What you should do:
Exactly reproduce all the records, keeping pictures out of the copy.

Input for this task:
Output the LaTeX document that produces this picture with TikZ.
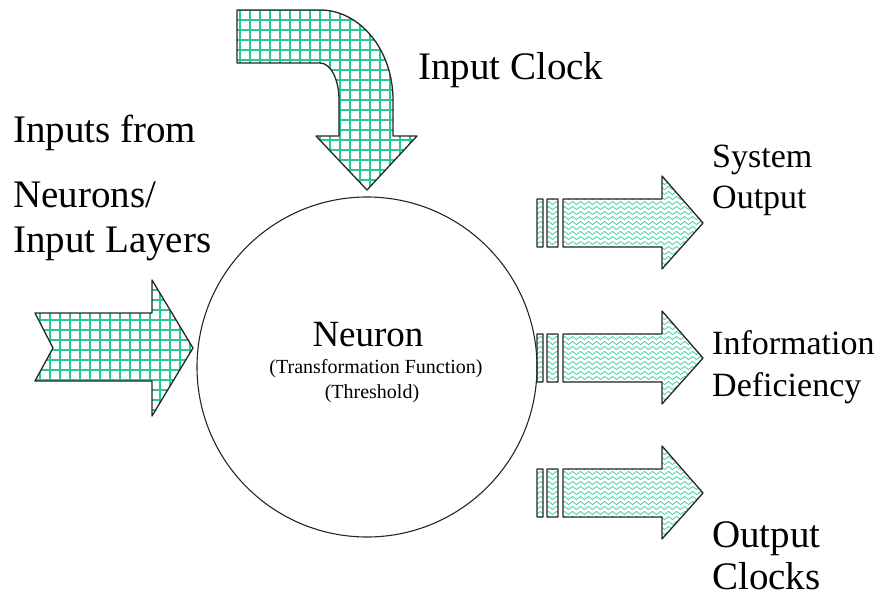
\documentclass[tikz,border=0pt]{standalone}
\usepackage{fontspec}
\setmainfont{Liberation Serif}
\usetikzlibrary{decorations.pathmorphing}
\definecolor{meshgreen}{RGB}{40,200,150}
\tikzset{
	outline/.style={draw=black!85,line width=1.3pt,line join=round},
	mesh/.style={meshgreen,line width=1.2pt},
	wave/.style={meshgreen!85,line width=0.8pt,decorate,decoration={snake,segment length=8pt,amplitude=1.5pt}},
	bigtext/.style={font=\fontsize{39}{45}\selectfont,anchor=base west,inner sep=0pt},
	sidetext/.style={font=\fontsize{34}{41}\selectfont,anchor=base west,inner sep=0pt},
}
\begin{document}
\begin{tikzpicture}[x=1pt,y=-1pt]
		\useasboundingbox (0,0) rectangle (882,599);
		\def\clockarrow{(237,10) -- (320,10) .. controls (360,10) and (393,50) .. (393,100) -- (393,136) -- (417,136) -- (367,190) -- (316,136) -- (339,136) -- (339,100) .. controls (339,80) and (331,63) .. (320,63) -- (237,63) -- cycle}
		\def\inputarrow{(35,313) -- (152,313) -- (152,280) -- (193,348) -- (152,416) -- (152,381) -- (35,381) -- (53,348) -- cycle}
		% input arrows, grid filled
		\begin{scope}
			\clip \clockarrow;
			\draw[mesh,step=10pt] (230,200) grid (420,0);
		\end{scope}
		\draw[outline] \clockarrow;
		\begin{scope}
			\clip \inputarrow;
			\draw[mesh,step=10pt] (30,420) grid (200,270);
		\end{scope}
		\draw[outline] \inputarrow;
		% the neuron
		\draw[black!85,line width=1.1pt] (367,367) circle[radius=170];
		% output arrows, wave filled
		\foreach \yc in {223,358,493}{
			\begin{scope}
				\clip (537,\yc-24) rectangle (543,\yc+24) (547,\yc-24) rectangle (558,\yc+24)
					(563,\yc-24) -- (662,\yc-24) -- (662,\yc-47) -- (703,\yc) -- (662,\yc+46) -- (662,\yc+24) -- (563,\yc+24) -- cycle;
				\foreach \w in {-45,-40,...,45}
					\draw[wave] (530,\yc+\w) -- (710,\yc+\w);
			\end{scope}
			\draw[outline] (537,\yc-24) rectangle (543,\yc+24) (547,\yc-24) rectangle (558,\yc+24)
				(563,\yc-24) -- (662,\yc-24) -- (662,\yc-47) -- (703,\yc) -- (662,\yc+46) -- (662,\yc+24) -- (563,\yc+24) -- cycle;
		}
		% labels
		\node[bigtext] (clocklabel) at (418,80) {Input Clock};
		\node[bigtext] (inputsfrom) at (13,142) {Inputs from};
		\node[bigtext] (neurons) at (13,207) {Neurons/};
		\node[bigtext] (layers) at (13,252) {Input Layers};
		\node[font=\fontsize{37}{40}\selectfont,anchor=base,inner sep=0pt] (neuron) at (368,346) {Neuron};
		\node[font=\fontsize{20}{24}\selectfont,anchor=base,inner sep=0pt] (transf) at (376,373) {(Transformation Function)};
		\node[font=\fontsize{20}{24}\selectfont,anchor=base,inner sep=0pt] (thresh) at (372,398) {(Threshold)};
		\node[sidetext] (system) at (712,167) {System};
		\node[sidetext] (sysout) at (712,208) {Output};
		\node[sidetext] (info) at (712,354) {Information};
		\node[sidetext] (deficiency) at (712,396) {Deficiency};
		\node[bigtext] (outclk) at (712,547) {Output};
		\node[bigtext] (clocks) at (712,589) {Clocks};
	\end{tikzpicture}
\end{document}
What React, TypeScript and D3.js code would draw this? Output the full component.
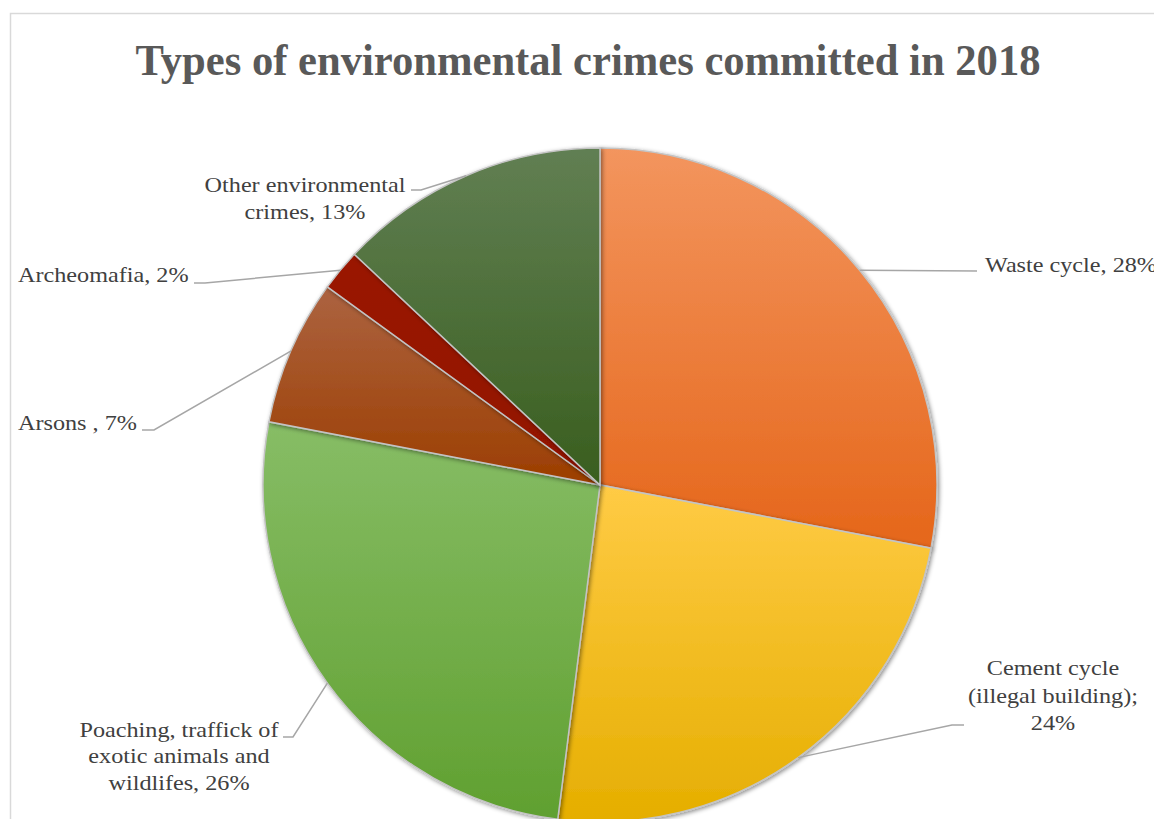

Solution to the exercise:
Output the LaTeX document that produces this picture with TikZ.
\documentclass[tikz,border=0pt]{standalone}
\usepackage{fontspec}
\setmainfont{Liberation Serif}
\usetikzlibrary{decorations.pathmorphing}
\definecolor{meshgreen}{RGB}{40,200,150}
\tikzset{
	outline/.style={draw=black!85,line width=1.3pt,line join=round},
	mesh/.style={meshgreen,line width=1.2pt},
	wave/.style={meshgreen!85,line width=0.8pt,decorate,decoration={snake,segment length=8pt,amplitude=1.5pt}},
	bigtext/.style={font=\fontsize{39}{45}\selectfont,anchor=base west,inner sep=0pt},
	sidetext/.style={font=\fontsize{34}{41}\selectfont,anchor=base west,inner sep=0pt},
}
\begin{document}
\begin{tikzpicture}[x=1pt,y=-1pt]
		\useasboundingbox (0,0) rectangle (882,599);
		\def\clockarrow{(237,10) -- (320,10) .. controls (360,10) and (393,50) .. (393,100) -- (393,136) -- (417,136) -- (367,190) -- (316,136) -- (339,136) -- (339,100) .. controls (339,80) and (331,63) .. (320,63) -- (237,63) -- cycle}
		\def\inputarrow{(35,313) -- (152,313) -- (152,280) -- (193,348) -- (152,416) -- (152,381) -- (35,381) -- (53,348) -- cycle}
		% input arrows, grid filled
		\begin{scope}
			\clip \clockarrow;
			\draw[mesh,step=10pt] (230,200) grid (420,0);
		\end{scope}
		\draw[outline] \clockarrow;
		\begin{scope}
			\clip \inputarrow;
			\draw[mesh,step=10pt] (30,420) grid (200,270);
		\end{scope}
		\draw[outline] \inputarrow;
		% the neuron
		\draw[black!85,line width=1.1pt] (367,367) circle[radius=170];
		% output arrows, wave filled
		\foreach \yc in {223,358,493}{
			\begin{scope}
				\clip (537,\yc-24) rectangle (543,\yc+24) (547,\yc-24) rectangle (558,\yc+24)
					(563,\yc-24) -- (662,\yc-24) -- (662,\yc-47) -- (703,\yc) -- (662,\yc+46) -- (662,\yc+24) -- (563,\yc+24) -- cycle;
				\foreach \w in {-45,-40,...,45}
					\draw[wave] (530,\yc+\w) -- (710,\yc+\w);
			\end{scope}
			\draw[outline] (537,\yc-24) rectangle (543,\yc+24) (547,\yc-24) rectangle (558,\yc+24)
				(563,\yc-24) -- (662,\yc-24) -- (662,\yc-47) -- (703,\yc) -- (662,\yc+46) -- (662,\yc+24) -- (563,\yc+24) -- cycle;
		}
		% labels
		\node[bigtext] (clocklabel) at (418,80) {Input Clock};
		\node[bigtext] (inputsfrom) at (13,142) {Inputs from};
		\node[bigtext] (neurons) at (13,207) {Neurons/};
		\node[bigtext] (layers) at (13,252) {Input Layers};
		\node[font=\fontsize{37}{40}\selectfont,anchor=base,inner sep=0pt] (neuron) at (368,346) {Neuron};
		\node[font=\fontsize{20}{24}\selectfont,anchor=base,inner sep=0pt] (transf) at (376,373) {(Transformation Function)};
		\node[font=\fontsize{20}{24}\selectfont,anchor=base,inner sep=0pt] (thresh) at (372,398) {(Threshold)};
		\node[sidetext] (system) at (712,167) {System};
		\node[sidetext] (sysout) at (712,208) {Output};
		\node[sidetext] (info) at (712,354) {Information};
		\node[sidetext] (deficiency) at (712,396) {Deficiency};
		\node[bigtext] (outclk) at (712,547) {Output};
		\node[bigtext] (clocks) at (712,589) {Clocks};
	\end{tikzpicture}
\end{document}
What React, TypeScript and D3.js code would draw this? Output the full component.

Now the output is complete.